SOURCE MATERIAL =>
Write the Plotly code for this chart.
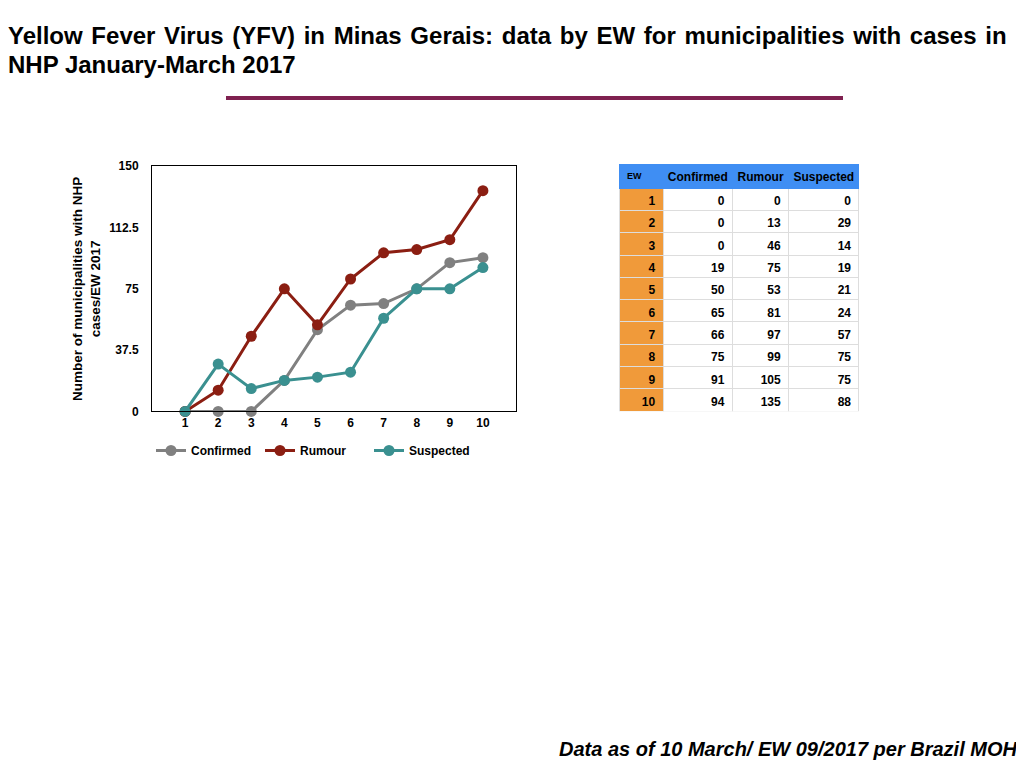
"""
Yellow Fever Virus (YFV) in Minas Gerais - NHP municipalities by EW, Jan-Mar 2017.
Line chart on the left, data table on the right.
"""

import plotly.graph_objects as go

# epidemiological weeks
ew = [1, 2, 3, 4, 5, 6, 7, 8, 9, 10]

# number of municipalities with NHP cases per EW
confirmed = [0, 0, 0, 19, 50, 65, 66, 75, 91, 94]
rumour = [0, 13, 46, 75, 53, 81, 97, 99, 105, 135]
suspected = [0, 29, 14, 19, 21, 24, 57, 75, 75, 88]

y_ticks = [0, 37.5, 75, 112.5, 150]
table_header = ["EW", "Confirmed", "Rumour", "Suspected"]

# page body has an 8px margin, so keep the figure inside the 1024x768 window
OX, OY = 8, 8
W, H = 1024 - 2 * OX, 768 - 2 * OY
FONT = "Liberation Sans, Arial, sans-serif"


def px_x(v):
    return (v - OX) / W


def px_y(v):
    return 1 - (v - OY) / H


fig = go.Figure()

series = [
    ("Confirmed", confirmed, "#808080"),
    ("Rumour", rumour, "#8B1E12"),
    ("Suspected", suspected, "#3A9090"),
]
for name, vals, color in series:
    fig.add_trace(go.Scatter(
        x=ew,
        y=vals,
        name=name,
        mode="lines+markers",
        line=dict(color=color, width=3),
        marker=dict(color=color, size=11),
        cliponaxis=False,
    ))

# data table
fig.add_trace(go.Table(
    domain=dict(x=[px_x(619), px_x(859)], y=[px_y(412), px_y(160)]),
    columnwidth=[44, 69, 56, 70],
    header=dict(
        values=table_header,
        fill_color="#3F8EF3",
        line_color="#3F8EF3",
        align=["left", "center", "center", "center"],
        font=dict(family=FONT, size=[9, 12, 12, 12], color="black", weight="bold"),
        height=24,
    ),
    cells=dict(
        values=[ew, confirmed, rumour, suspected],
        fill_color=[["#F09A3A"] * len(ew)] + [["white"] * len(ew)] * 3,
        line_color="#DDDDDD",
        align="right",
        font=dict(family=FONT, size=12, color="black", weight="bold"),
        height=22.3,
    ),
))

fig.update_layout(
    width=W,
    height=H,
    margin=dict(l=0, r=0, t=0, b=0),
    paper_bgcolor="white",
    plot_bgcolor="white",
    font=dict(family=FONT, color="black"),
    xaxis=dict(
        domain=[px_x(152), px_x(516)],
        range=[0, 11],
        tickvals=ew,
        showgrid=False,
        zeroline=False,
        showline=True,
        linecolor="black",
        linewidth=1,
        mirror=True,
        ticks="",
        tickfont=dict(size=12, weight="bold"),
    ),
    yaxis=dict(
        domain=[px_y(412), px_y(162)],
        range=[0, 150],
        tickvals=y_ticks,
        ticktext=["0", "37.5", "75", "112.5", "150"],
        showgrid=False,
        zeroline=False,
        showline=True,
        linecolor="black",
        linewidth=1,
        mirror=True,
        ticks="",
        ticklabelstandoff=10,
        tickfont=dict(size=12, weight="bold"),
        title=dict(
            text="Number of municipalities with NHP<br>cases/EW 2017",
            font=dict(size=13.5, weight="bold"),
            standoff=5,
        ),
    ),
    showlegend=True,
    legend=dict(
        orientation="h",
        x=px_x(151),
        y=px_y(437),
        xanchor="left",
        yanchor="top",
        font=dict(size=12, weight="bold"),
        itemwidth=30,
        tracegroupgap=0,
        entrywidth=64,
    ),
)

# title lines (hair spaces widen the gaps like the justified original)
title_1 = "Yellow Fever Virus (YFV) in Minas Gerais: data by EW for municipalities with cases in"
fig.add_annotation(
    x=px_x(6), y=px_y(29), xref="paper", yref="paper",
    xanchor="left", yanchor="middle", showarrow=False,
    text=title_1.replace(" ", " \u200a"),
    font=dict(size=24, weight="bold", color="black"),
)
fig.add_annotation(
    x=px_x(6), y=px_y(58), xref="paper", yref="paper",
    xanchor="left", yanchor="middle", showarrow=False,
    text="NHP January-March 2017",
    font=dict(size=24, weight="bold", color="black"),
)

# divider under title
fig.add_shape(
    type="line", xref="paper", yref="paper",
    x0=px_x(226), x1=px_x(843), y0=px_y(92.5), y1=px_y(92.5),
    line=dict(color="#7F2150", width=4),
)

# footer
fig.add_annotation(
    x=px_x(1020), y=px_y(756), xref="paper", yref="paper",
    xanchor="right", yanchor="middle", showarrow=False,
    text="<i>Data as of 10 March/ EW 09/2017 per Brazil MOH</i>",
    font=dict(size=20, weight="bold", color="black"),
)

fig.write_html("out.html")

DIRECTIONS FOR THIS TASK => Extract the full listing above verbatim; pictures are to be left out of the copy.

EXERCISE ANSWER =>
Write the Plotly code for this chart.
"""
Yellow Fever Virus (YFV) in Minas Gerais - NHP municipalities by EW, Jan-Mar 2017.
Line chart on the left, data table on the right.
"""

import plotly.graph_objects as go

# epidemiological weeks
ew = [1, 2, 3, 4, 5, 6, 7, 8, 9, 10]

# number of municipalities with NHP cases per EW
confirmed = [0, 0, 0, 19, 50, 65, 66, 75, 91, 94]
rumour = [0, 13, 46, 75, 53, 81, 97, 99, 105, 135]
suspected = [0, 29, 14, 19, 21, 24, 57, 75, 75, 88]

y_ticks = [0, 37.5, 75, 112.5, 150]
table_header = ["EW", "Confirmed", "Rumour", "Suspected"]

# page body has an 8px margin, so keep the figure inside the 1024x768 window
OX, OY = 8, 8
W, H = 1024 - 2 * OX, 768 - 2 * OY
FONT = "Liberation Sans, Arial, sans-serif"


def px_x(v):
    return (v - OX) / W


def px_y(v):
    return 1 - (v - OY) / H


fig = go.Figure()

series = [
    ("Confirmed", confirmed, "#808080"),
    ("Rumour", rumour, "#8B1E12"),
    ("Suspected", suspected, "#3A9090"),
]
for name, vals, color in series:
    fig.add_trace(go.Scatter(
        x=ew,
        y=vals,
        name=name,
        mode="lines+markers",
        line=dict(color=color, width=3),
        marker=dict(color=color, size=11),
        cliponaxis=False,
    ))

# data table
fig.add_trace(go.Table(
    domain=dict(x=[px_x(619), px_x(859)], y=[px_y(412), px_y(160)]),
    columnwidth=[44, 69, 56, 70],
    header=dict(
        values=table_header,
        fill_color="#3F8EF3",
        line_color="#3F8EF3",
        align=["left", "center", "center", "center"],
        font=dict(family=FONT, size=[9, 12, 12, 12], color="black", weight="bold"),
        height=24,
    ),
    cells=dict(
        values=[ew, confirmed, rumour, suspected],
        fill_color=[["#F09A3A"] * len(ew)] + [["white"] * len(ew)] * 3,
        line_color="#DDDDDD",
        align="right",
        font=dict(family=FONT, size=12, color="black", weight="bold"),
        height=22.3,
    ),
))

fig.update_layout(
    width=W,
    height=H,
    margin=dict(l=0, r=0, t=0, b=0),
    paper_bgcolor="white",
    plot_bgcolor="white",
    font=dict(family=FONT, color="black"),
    xaxis=dict(
        domain=[px_x(152), px_x(516)],
        range=[0, 11],
        tickvals=ew,
        showgrid=False,
        zeroline=False,
        showline=True,
        linecolor="black",
        linewidth=1,
        mirror=True,
        ticks="",
        tickfont=dict(size=12, weight="bold"),
    ),
    yaxis=dict(
        domain=[px_y(412), px_y(162)],
        range=[0, 150],
        tickvals=y_ticks,
        ticktext=["0", "37.5", "75", "112.5", "150"],
        showgrid=False,
        zeroline=False,
        showline=True,
        linecolor="black",
        linewidth=1,
        mirror=True,
        ticks="",
        ticklabelstandoff=10,
        tickfont=dict(size=12, weight="bold"),
        title=dict(
            text="Number of municipalities with NHP<br>cases/EW 2017",
            font=dict(size=13.5, weight="bold"),
            standoff=5,
        ),
    ),
    showlegend=True,
    legend=dict(
        orientation="h",
        x=px_x(151),
        y=px_y(437),
        xanchor="left",
        yanchor="top",
        font=dict(size=12, weight="bold"),
        itemwidth=30,
        tracegroupgap=0,
        entrywidth=64,
    ),
)

# title lines (hair spaces widen the gaps like the justified original)
title_1 = "Yellow Fever Virus (YFV) in Minas Gerais: data by EW for municipalities with cases in"
fig.add_annotation(
    x=px_x(6), y=px_y(29), xref="paper", yref="paper",
    xanchor="left", yanchor="middle", showarrow=False,
    text=title_1.replace(" ", " \u200a"),
    font=dict(size=24, weight="bold", color="black"),
)
fig.add_annotation(
    x=px_x(6), y=px_y(58), xref="paper", yref="paper",
    xanchor="left", yanchor="middle", showarrow=False,
    text="NHP January-March 2017",
    font=dict(size=24, weight="bold", color="black"),
)

# divider under title
fig.add_shape(
    type="line", xref="paper", yref="paper",
    x0=px_x(226), x1=px_x(843), y0=px_y(92.5), y1=px_y(92.5),
    line=dict(color="#7F2150", width=4),
)

# footer
fig.add_annotation(
    x=px_x(1020), y=px_y(756), xref="paper", yref="paper",
    xanchor="right", yanchor="middle", showarrow=False,
    text="<i>Data as of 10 March/ EW 09/2017 per Brazil MOH</i>",
    font=dict(size=20, weight="bold", color="black"),
)

fig.write_html("out.html")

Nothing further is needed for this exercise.